§ To be done: Copy exactly, and only, the lines between the line holding "Clone this chart in seaborn and matplotlib." and the line holding "import seaborn as sns", inclusive; skip the pictures.

§ Extracted data:
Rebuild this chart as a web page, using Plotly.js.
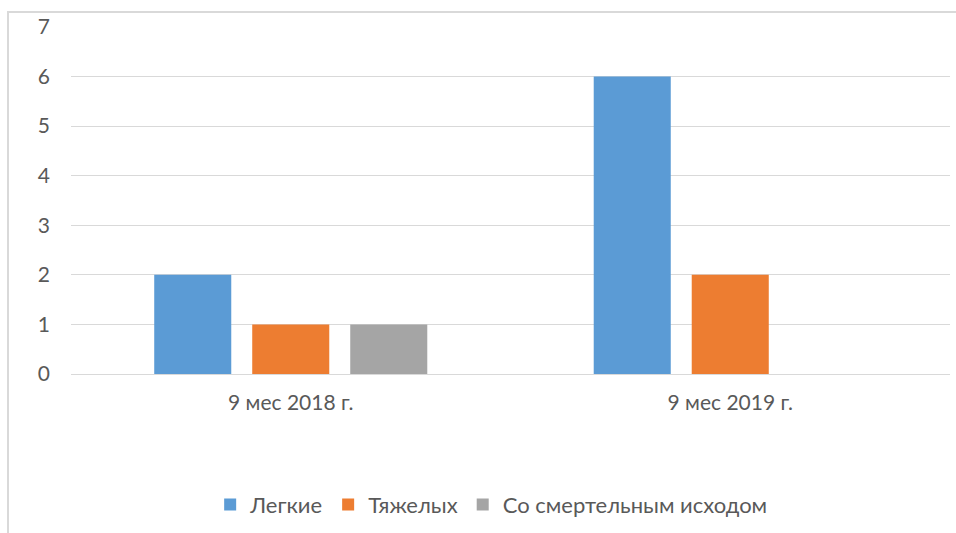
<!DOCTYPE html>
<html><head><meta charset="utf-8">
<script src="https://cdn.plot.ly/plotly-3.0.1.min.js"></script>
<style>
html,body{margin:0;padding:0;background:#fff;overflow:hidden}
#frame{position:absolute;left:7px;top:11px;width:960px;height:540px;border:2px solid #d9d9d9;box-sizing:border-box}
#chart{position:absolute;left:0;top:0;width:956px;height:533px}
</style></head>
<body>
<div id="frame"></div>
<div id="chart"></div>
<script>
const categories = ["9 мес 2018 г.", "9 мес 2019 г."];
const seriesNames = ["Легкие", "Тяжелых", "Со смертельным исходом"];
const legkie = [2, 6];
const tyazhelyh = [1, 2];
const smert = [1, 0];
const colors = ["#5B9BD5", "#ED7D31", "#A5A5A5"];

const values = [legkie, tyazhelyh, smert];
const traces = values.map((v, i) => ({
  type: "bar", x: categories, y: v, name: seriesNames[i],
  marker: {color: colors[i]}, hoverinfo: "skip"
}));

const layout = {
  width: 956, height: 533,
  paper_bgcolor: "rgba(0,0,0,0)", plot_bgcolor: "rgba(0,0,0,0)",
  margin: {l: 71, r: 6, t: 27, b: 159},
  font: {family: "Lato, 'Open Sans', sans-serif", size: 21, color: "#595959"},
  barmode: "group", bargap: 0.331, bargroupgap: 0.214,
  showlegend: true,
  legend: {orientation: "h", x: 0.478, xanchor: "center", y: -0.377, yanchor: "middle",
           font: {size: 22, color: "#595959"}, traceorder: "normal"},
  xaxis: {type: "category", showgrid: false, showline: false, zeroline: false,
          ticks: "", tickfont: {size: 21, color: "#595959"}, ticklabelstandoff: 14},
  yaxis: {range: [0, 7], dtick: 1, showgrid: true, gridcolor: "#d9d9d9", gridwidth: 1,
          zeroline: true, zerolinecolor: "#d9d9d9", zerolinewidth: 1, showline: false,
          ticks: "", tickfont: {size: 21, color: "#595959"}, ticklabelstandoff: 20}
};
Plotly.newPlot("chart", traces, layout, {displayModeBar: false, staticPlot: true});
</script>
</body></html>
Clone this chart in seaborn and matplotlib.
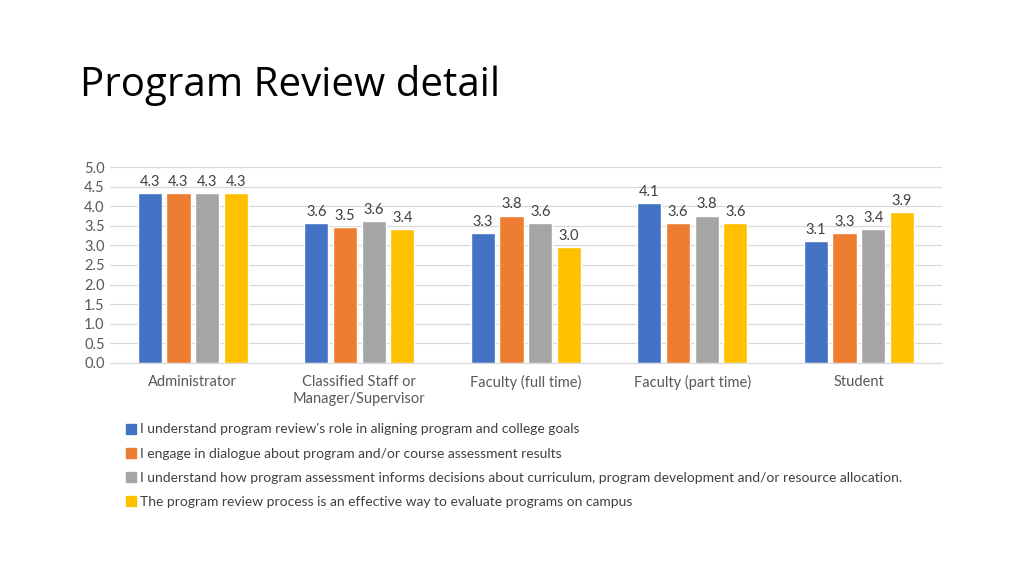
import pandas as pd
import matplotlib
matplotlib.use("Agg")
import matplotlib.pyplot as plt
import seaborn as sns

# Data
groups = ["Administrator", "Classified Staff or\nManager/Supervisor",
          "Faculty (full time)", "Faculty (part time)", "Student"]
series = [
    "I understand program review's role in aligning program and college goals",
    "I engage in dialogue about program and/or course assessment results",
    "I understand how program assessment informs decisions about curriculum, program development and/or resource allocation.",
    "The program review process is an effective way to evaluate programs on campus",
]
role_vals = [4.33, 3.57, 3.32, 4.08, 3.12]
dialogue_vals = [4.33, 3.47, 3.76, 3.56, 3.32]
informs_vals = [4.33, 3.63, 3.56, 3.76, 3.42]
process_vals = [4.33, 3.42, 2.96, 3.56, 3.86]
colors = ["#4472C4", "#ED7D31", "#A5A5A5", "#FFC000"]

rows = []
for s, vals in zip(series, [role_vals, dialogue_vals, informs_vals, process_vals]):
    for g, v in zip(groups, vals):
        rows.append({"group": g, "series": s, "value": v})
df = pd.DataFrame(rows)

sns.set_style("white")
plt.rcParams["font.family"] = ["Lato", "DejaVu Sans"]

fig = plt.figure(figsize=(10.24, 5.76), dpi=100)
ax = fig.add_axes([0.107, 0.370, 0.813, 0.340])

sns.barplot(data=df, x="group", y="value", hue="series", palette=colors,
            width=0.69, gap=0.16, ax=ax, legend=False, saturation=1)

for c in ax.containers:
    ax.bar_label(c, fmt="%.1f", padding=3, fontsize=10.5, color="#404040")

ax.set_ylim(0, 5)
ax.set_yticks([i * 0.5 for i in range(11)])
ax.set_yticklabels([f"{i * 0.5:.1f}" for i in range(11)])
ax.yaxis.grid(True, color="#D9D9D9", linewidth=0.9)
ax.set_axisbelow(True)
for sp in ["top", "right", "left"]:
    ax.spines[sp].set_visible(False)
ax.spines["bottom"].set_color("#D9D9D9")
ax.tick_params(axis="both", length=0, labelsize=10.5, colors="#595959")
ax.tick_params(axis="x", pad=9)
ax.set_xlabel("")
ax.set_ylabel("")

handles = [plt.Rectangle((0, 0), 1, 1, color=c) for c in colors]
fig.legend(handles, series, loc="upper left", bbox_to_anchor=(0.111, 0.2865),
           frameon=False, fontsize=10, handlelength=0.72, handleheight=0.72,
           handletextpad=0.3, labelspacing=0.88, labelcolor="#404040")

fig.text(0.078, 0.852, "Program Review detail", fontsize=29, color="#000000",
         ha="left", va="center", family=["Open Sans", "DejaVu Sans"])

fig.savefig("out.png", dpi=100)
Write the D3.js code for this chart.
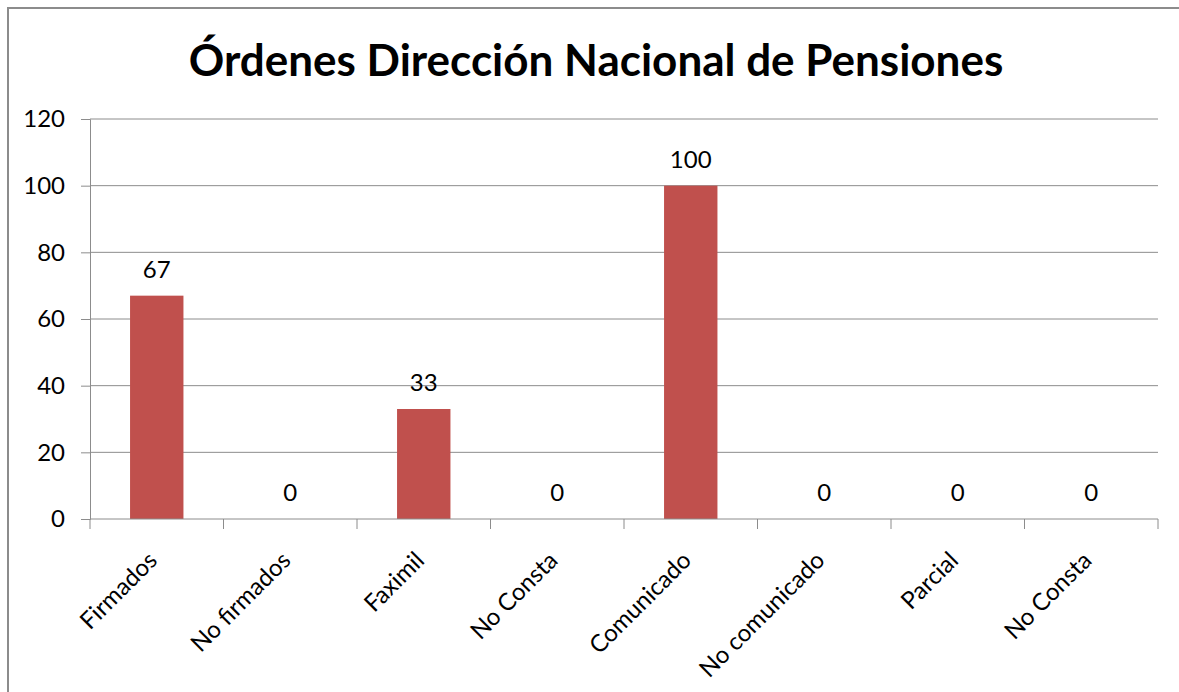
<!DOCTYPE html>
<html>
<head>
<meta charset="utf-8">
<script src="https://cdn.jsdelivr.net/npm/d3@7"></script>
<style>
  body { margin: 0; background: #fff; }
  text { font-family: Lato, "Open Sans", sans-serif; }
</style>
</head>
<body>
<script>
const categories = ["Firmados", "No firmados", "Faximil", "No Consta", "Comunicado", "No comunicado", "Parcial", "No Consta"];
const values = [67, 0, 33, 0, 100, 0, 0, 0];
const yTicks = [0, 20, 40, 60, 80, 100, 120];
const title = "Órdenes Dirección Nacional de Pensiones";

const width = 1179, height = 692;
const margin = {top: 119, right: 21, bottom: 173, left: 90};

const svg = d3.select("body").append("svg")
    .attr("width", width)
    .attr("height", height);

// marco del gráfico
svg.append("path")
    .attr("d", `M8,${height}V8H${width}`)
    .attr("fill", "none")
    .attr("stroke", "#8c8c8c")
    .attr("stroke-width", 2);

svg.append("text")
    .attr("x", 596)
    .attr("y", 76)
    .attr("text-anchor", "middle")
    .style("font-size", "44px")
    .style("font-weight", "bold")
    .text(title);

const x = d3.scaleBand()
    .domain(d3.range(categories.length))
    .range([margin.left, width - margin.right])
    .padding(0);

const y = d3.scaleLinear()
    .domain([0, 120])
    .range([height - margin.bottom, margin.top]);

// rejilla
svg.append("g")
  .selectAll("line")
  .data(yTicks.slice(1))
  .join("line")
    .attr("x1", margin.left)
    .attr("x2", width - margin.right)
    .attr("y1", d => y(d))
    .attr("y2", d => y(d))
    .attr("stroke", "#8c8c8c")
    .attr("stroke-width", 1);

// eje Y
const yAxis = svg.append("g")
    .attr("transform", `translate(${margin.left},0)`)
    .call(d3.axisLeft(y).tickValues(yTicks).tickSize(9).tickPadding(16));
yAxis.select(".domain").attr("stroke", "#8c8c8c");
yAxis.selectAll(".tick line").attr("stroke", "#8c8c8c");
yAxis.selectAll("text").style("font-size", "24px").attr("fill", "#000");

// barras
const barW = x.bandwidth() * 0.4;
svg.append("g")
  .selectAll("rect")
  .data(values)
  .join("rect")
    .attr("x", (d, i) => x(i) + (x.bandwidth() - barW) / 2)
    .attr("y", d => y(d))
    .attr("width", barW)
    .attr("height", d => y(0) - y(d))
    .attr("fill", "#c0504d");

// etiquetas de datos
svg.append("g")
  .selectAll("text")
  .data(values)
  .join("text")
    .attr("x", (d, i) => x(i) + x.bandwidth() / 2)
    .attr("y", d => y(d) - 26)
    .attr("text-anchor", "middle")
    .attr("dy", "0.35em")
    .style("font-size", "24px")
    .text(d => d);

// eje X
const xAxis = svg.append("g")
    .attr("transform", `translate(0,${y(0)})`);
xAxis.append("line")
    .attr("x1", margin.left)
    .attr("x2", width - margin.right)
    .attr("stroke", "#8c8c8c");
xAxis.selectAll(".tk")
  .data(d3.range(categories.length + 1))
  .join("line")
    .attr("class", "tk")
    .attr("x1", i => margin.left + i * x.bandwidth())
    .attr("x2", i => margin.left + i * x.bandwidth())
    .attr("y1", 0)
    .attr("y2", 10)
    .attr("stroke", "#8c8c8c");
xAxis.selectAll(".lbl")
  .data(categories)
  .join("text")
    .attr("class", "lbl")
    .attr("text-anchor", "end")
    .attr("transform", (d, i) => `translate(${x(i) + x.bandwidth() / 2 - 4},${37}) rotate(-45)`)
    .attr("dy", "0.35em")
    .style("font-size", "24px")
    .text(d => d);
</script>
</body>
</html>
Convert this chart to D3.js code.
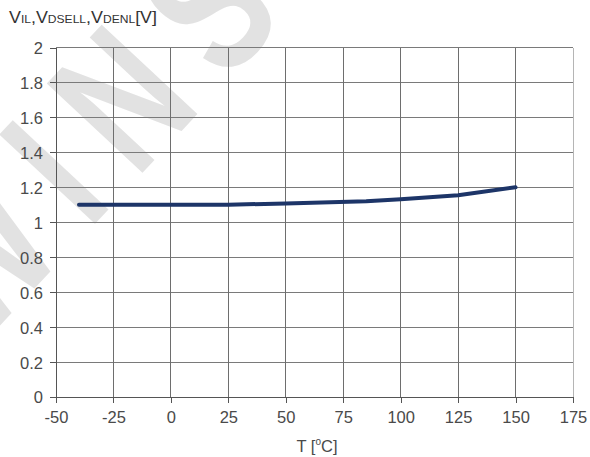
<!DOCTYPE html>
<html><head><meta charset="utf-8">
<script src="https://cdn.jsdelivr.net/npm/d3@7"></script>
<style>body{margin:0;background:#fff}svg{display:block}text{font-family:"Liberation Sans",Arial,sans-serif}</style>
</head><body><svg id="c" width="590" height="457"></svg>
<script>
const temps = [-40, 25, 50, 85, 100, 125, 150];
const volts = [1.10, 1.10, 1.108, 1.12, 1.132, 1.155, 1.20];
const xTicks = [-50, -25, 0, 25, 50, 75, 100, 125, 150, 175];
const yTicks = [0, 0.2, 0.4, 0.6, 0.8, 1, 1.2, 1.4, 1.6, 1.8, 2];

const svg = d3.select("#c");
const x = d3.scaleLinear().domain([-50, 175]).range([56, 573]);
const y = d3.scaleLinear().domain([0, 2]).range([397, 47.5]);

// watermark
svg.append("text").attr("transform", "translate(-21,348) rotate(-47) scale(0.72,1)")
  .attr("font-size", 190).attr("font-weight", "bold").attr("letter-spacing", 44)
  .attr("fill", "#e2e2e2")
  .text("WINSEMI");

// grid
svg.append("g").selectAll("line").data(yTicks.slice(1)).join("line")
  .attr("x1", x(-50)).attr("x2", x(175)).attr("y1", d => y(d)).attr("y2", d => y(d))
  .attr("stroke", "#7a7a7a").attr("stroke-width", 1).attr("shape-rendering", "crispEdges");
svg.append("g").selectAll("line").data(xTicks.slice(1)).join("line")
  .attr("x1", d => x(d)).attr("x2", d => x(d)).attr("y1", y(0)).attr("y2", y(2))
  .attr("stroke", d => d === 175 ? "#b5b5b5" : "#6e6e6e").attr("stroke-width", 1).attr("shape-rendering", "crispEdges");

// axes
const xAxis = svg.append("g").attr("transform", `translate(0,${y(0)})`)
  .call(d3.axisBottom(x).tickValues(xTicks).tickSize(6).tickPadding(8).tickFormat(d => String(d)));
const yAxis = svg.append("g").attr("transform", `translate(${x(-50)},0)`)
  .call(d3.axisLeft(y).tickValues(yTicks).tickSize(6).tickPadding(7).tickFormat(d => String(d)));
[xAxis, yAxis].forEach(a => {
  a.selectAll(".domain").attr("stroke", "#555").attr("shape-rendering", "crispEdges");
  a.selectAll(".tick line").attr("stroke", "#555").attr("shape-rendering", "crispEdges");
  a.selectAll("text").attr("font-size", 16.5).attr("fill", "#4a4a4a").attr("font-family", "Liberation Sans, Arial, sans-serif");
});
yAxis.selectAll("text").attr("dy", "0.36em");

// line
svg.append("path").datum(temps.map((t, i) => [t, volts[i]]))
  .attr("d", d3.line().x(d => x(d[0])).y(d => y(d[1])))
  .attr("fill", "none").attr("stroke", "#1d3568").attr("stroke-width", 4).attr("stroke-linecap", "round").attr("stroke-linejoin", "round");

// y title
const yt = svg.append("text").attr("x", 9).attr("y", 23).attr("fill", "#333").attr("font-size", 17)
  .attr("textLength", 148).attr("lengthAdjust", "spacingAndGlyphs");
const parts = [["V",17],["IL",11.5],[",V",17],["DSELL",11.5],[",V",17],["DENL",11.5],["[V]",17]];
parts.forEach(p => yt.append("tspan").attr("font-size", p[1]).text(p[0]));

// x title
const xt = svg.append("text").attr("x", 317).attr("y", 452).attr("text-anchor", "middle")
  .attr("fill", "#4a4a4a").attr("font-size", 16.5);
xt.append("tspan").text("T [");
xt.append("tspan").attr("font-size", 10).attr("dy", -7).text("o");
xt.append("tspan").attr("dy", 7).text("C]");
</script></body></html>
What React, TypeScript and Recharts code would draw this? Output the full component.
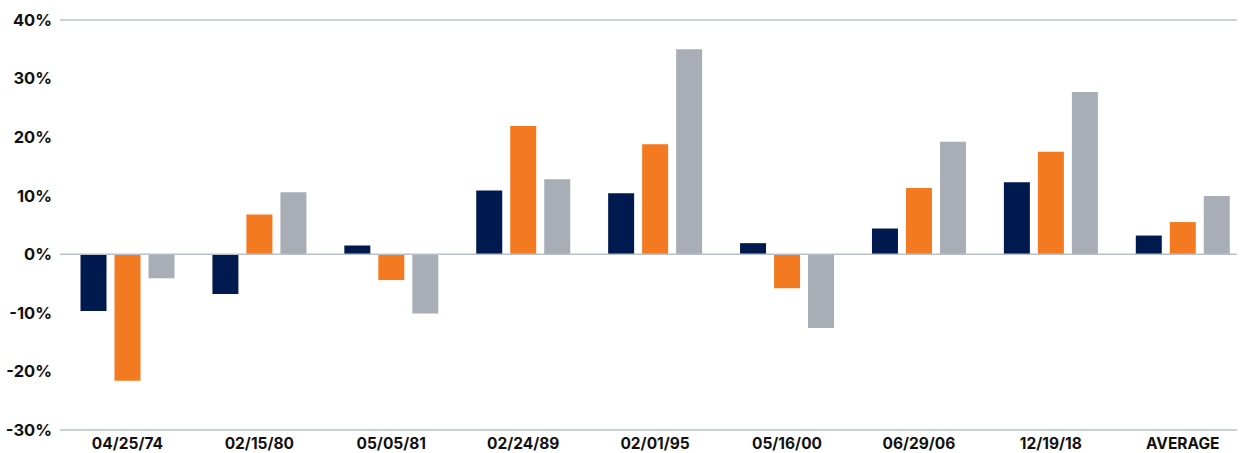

§ Answer below:
Clone this chart in seaborn and matplotlib.
import pandas as pd
import matplotlib
matplotlib.use("Agg")
import matplotlib.pyplot as plt
import seaborn as sns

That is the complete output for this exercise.